ARIMA_FORECAST
ARIMA Model
ARIMA stands for AutoRegressive Integrated Moving Average and is a widely used statistical method for time series forecasting. It is specified by three order parameters: (p, d, q), which define the structure and behavior of the model.
Parameters of ARIMA
-
AR(p) - Autoregression
- The autoregressive component models the relationship between a current observation and its past values.
- It uses a regression equation where the current value of the time series is expressed as a linear combination of its previous values.
- The parameter p represents the number of lagged observations included in the model.
-
I(d) - Integration
- The integration component involves differencing the time series to make it stationary.

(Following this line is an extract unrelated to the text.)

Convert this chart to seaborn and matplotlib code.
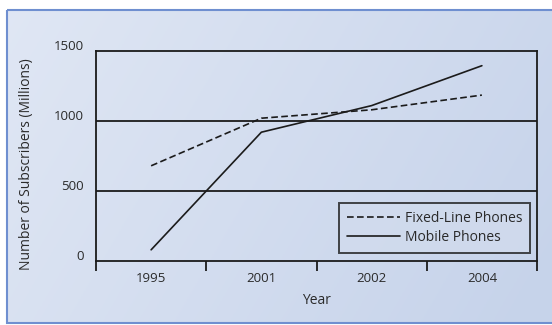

Stationarity ensures that the statistical properties of the series (mean, variance, etc.) remain constant over time.
- Differencing is the process of subtracting the current value of the series from its previous value. This is done d times to remove trends or seasonality.
-
MA(q) - Moving Average
- The moving average component models the relationship between the current observation and the residual errors from a moving average model applied to lagged observations.
- It represents the error of the model as a combination of previous error terms.
- The parameter q represents the number of lagged error terms included in the model.
Possible Values of p, d, q in ARIMA (R Implementation)
When implementing ARIMA in R, the values of p, d, and q are chosen based on the characteristics of the time series data. Here’s a guide to selecting these parameters:
-
p (Autoregressive Order)
- Represents the number of lagged observations to include in the model.
- Possible values: Non-negative integers (0, 1, 2, 3, ...).
- A value of 0 means no autoregressive component is used.
- Higher values of p capture more complex dependencies in the data but may lead to overfitting.
-
d (Degree of Differencing)
- Represents the number of times the time series is differenced to achieve stationarity.
- Possible values: Non-negative integers (0, 1, 2, 3, ...).
- A value of 0 means no differencing is applied.
- A value of 1 is commonly used to remove linear trends, while 2 may be used for quadratic trends.
-
q (Moving Average Order)
- Represents the number of lagged forecast errors to include in the model.
- Possible values: Non-negative integers (0, 1, 2, 3, ...).
- A value of 0 means no moving average component is used.
- Higher values of q capture more complex error structures but may also lead to overfitting.
Selecting p, d, q in Practice
- Autocorrelation Function (ACF) and Partial Autocorrelation Function (PACF): These plots are used to identify potential values for p and q.
- ACF helps identify the moving average component (q).
- PACF helps identify the autoregressive component (p).
- Stationarity Check: Use statistical tests like the Augmented Dickey-Fuller (ADF) test to determine the appropriate value of d.
- Model Diagnostics: After fitting the model, check residuals to ensure they resemble white noise (no patterns).